Beatrix Potter
From Philosopedia.org
Potter, (Helen) Beatrix (28 July 1866 - 22 December 1943)
A British Unitarian, Potter was born in Kensington, was never sent to school, and grew up a lonely child. She became self-taught and invented a cipher so elaborate that the half-million words she wrote in it were not deciphered until Leslie Linder broke the code and published The Journal of Beatrix Potter (1966).
The Tale of Peter Rabbit (1893) began as a letter to the son of a former governess and was published at her own expense in 1901.
In 1913 at the age of 47 she married a Lakeland solicitor, William Heelis, and for the remainder of her life devoted herself almost entirely to her farms and the new National Trust (to which in her will she left 4,000 acres of land, cottages, and fifteen farms, now a part of Lake District National Park).

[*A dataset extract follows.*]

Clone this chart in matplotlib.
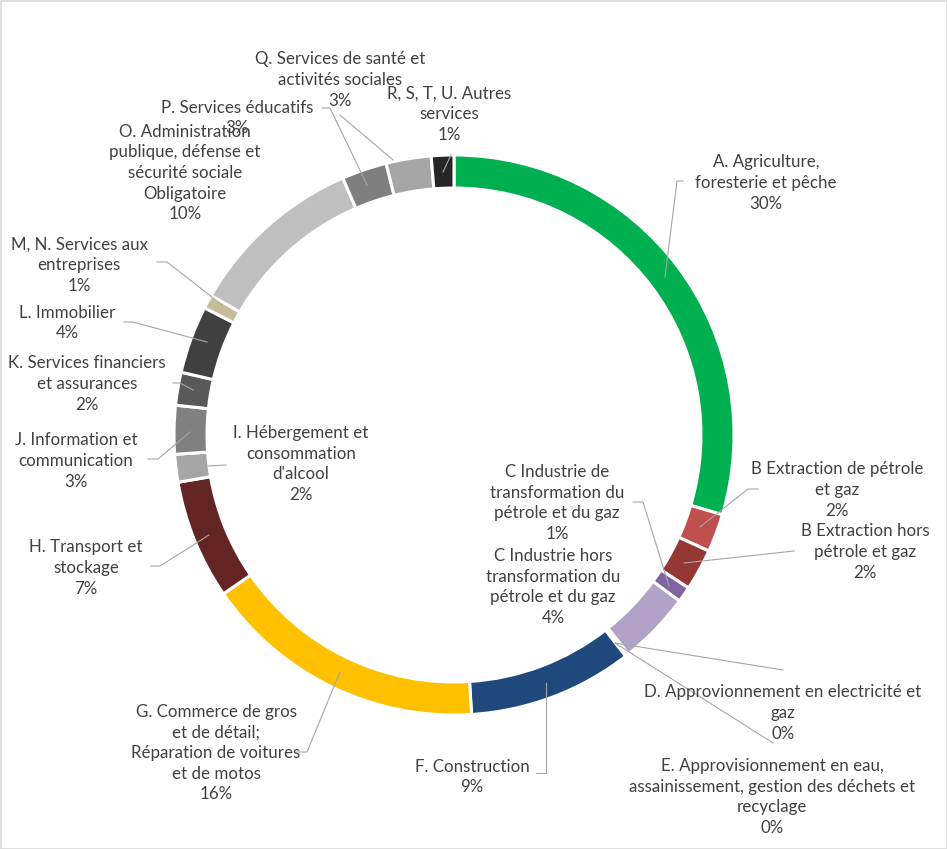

Potter identified with Unitarianism more because of family loyalties than acceptance of the Unitarian outlook. She once wrote, “I shall always call myself a Unitarian because of my father and grandmother, but for the Unitarians as a Dissenting body, as I have known them in London, I have no respect. Their creed is apt to be a timid, illogical compromise, and their forms of Service, a badly performed imitation of the Church.”
The relatives she named were friends of James Martineau, whose writings emphasized the primary role of the conscience of the individual. Her father, Rupert, had studied under Martineau at New College (Unitarian) in Manchester, England. As pointed out by Stephenie Pierson,
- Peter Rabbit, now a century old, has been “analyzed by child psychiatrists, scrutinized by scientists and botanists, lionized by authors and poets (Graham Greene, W. H. Auden, Maurice Sendak), parsed by philologists and linguists. He’s been held and chewed and read and loved by generations of small children on large laps. And he’s come out with his charm, his dignity, and his little blue waistcoat intact."
Potter, however, as described in Linda Lear's Beatrix Potter: A Life in Nature, wrote
- I never have cared tuppence either for popularity or for the modern child; they are pampered & spoilt with too many toys & books.
Children like Potter, Lear wrote, because they like the violence and darkness in her work. Peter Rabbit's father had had "an accident" and ended up in one of Mrs. McGregor's pies. Squirrel Nutkin got carried away by an owl "intending to skin him." The fox in "The Tale of Jemima Puddle-Duck" suggests that Jemima should pick the flavorings and seasonings in which she later is to be cooked.
By 1905 Potter had accumulated over £1,000 in royalties. She inherited £35,000 when her father died in 1914. Her literary life was followed, from 1911 until her death, by her conservation efforts and her passionate advocate of nature.
Potter died at Castle Cottage in Sawrey in 1943. Her body was cremated, and her ashes were scattered in the countryside near Sawrey.